What helps me feel most grounded is a fundamental belief about what makes for a great presentation. Especially in technical and scientific communication, it is mistakenly believed that the purpose of the presentation is to give information. This is one of the reasons so much communication with numbers, facts, and statistics falls on deaf ears and fails to drive action: it’s overwhelming. My background in music composition informs the different perspectives I take: presentation should be about inspiration. People, after all, don’t go to a concert to hear music. They can hear music for free on YouTube. They go to a concert for an inspirational experience of that “information.” Every presentation, technical or otherwise, should therefore be motivated by the same desire - to inspire people to do something with the information given. When I teach this perspective to companies and executives, I see the instant results: presentations that are no longer filled with clutter but are distilled down to a simple, moving message. My goal is to make communication, especially of quantitative, technical subjects, less scary, more fun, and above all something that audiences remember.

What is “your why?”

I recently discovered the Japanese concept of “ikigai,” a person’s “why” or “reason to live.” It is the intersection between what you love doing, what the world needs, what you can be paid for, and what you’re good at. I realized I’ve been trying to find my “ikigai” or “why” for a long time, and failed to find it because I was missing one or more of those essential categories. As a kid, I wanted to be a writer. Being creative is what I “loved doing” and I would find myself crafting stories and whole fictional worlds in my spare time. One day I wanted to be famous for writing something like Star Wars or Harry Potter. As a young adult, my interests shifted more toward music.

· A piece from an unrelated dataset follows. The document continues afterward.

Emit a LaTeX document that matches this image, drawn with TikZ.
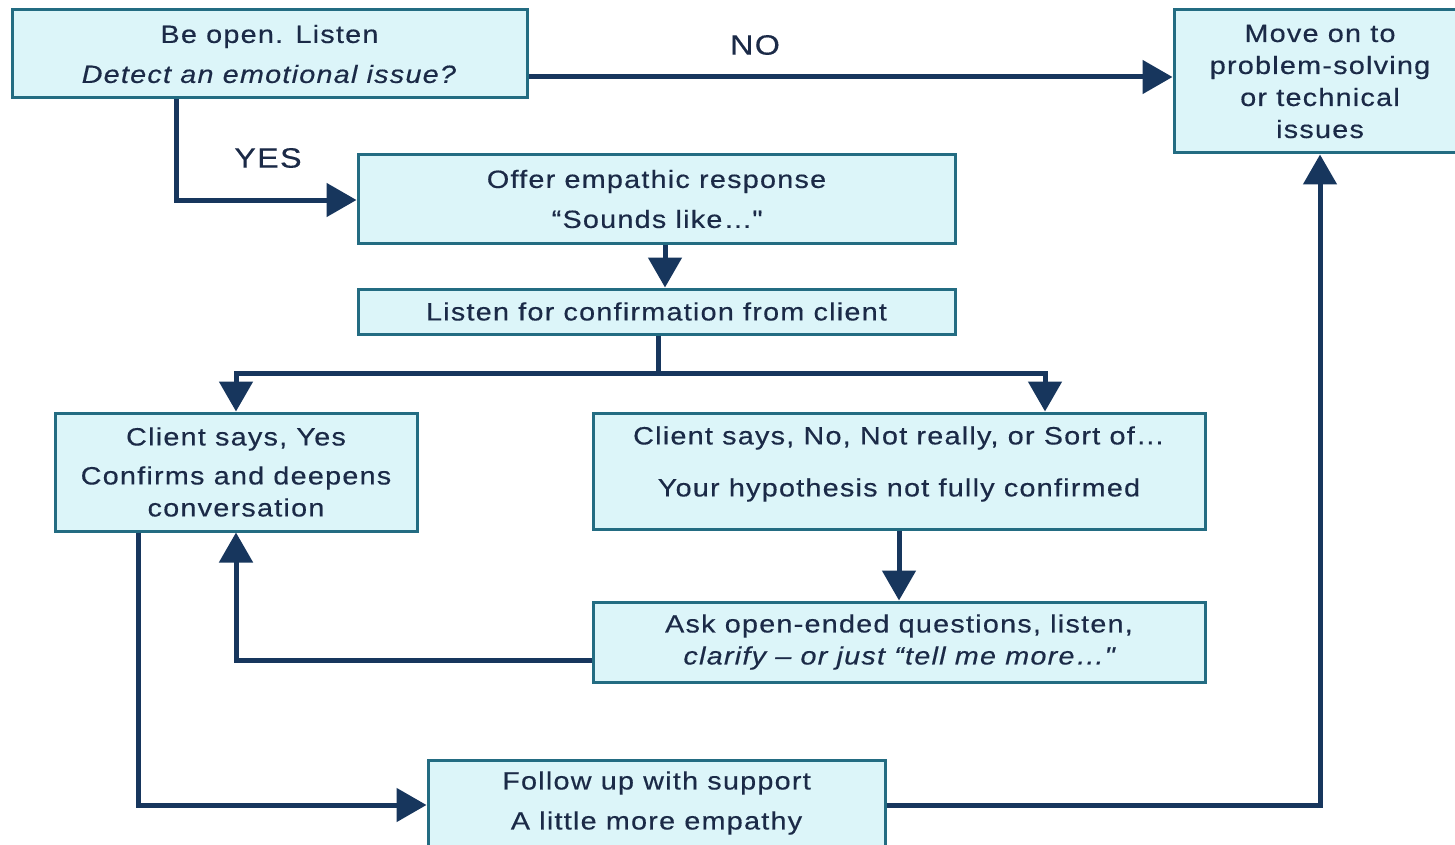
\documentclass[tikz,border=0pt]{standalone}
\usepackage{fontspec}
\setmainfont{Liberation Sans}[FakeStretch=1.15,LetterSpace=5,FakeBold=0.4]
\usetikzlibrary{arrows.meta}
\definecolor{navy}{HTML}{17365D}
\definecolor{boxfill}{HTML}{DCF5F9}
\definecolor{boxedge}{HTML}{236C82}
\definecolor{txt}{HTML}{1B2A47}
\tikzset{
  box/.style={draw=boxedge, line width=3pt, fill=boxfill, text=txt, align=center,
    inner sep=0pt, font=\fontsize{25}{32}\selectfont},
  conn/.style={draw=navy, line width=5pt},
  arr/.style={conn, -{Triangle[length=30pt,width=33pt]}},
  lbl/.style={text=txt, font=\fontsize{28}{32}\selectfont, inner sep=0pt},
}
\begin{document}
\begin{tikzpicture}[x=1pt,y=-1pt]
\useasboundingbox[fill=white] (0,0) rectangle (1455,845);

% nodes
\node[box, minimum width=515, minimum height=88] (A) at (269.5,54)
  {Be open.  Listen\\[8pt]\textit{Detect an emotional issue?}};
\node[box, minimum width=292, minimum height=143] (B) at (1320,81.5)
  {Move on to\\problem-solving\\or technical\\issues};
\node[box, minimum width=597, minimum height=88] (C) at (656.5,199)
  {Offer empathic response\\[8pt]“Sounds like…\textquotedbl};
\node[box, minimum width=597, minimum height=45] (D) at (656.5,311.5)
  {Listen for confirmation from client};
\node[box, minimum width=362, minimum height=118] (E) at (236,472)
  {Client says, Yes\\[7pt]Confirms and deepens\\conversation};
\node[box, minimum width=612, minimum height=116] (F) at (899,471)
  {\raisebox{7pt}[\height][\depth]{\begin{tabular}{@{}c@{}}Client says, No, Not really, or Sort of…\\[20pt]Your hypothesis not fully confirmed\end{tabular}}};
\node[box, minimum width=612, minimum height=80] (G) at (899,642)
  {Ask open-ended questions, listen,\\\textit{clarify – or just “tell me more…\textquotedbl}};
\node[box, minimum width=457, minimum height=86] (H) at (656.5,803)
  {Follow up with support\\[8pt]A little more empathy};

\node[lbl] (no) at (755,45) {NO};
\node[lbl] (yes) at (268,158) {YES};

\coordinate (split) at (658,373);

% connectors
\draw[arr] (A.east |- 0,77) -- (B.west |- 0,77);
\draw[arr] (A.south -| 176,0) |- (C.west |- 0,200);
\draw[arr] (C.south -| 665,0) -- (D.north -| 665,0);
\draw[conn] (D.south -| split) -- (split);
\draw[arr] (split) -| (E.north);
\draw[arr] (split) -| (F.north -| 1045,0);
\draw[arr] (F.south) -- (G.north);
\draw[arr] (G.west |- 0,660) -| (E.south);
\draw[arr] (E.south -| 138,0) |- (H.west |- 0,805);
\draw[arr] (H.east |- 0,805) -| (B.south);
\end{tikzpicture}
\end{document}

It was still intensely creative, but I increasingly saw it as something the “world needed.” When I would perform my compositions for others, I saw it touch something in them. Despite being an immaterial art, music moved them - tangibly. Unfortunately, music wasn’t necessarily something I “could be paid for” sustainably, and I pivoted into a career in data and technology. Through that journey, I discovered a new way I could express my creativity that could check off all the requirements of “ikigai” - data storytelling. This field involved analyzing data for companies and relaying data-driven recommendations to managers and executives through the medium of story. For me, it was a beautiful way to blend all the different parts and perspectives of my career and have a meaningful impact on people. I realized my “why” is helping others communicate their data well and in an inspirational way.


While working in the tech industry, Chris saw extremely talented colleagues struggle to get the opportunities they deserved because they couldn’t present, tell a story, and speak with confidence. He saw attrition rise, morale fall, and teams fail to deliver value because their technical work wasn’t communicated clearly. He decided to make it his mission to close that all-too-prevalent communication gap.

Now he works as Founder & CEO of The Hidden Speaker, a training consultancy that teaches effective data presentation. As a speaker, coach, and trainer, his work has helped thousands demonstrate leadership through communication and stay at the forefront of this increasingly data-driven world by understanding how powerful and inspirational data can be when told as a story.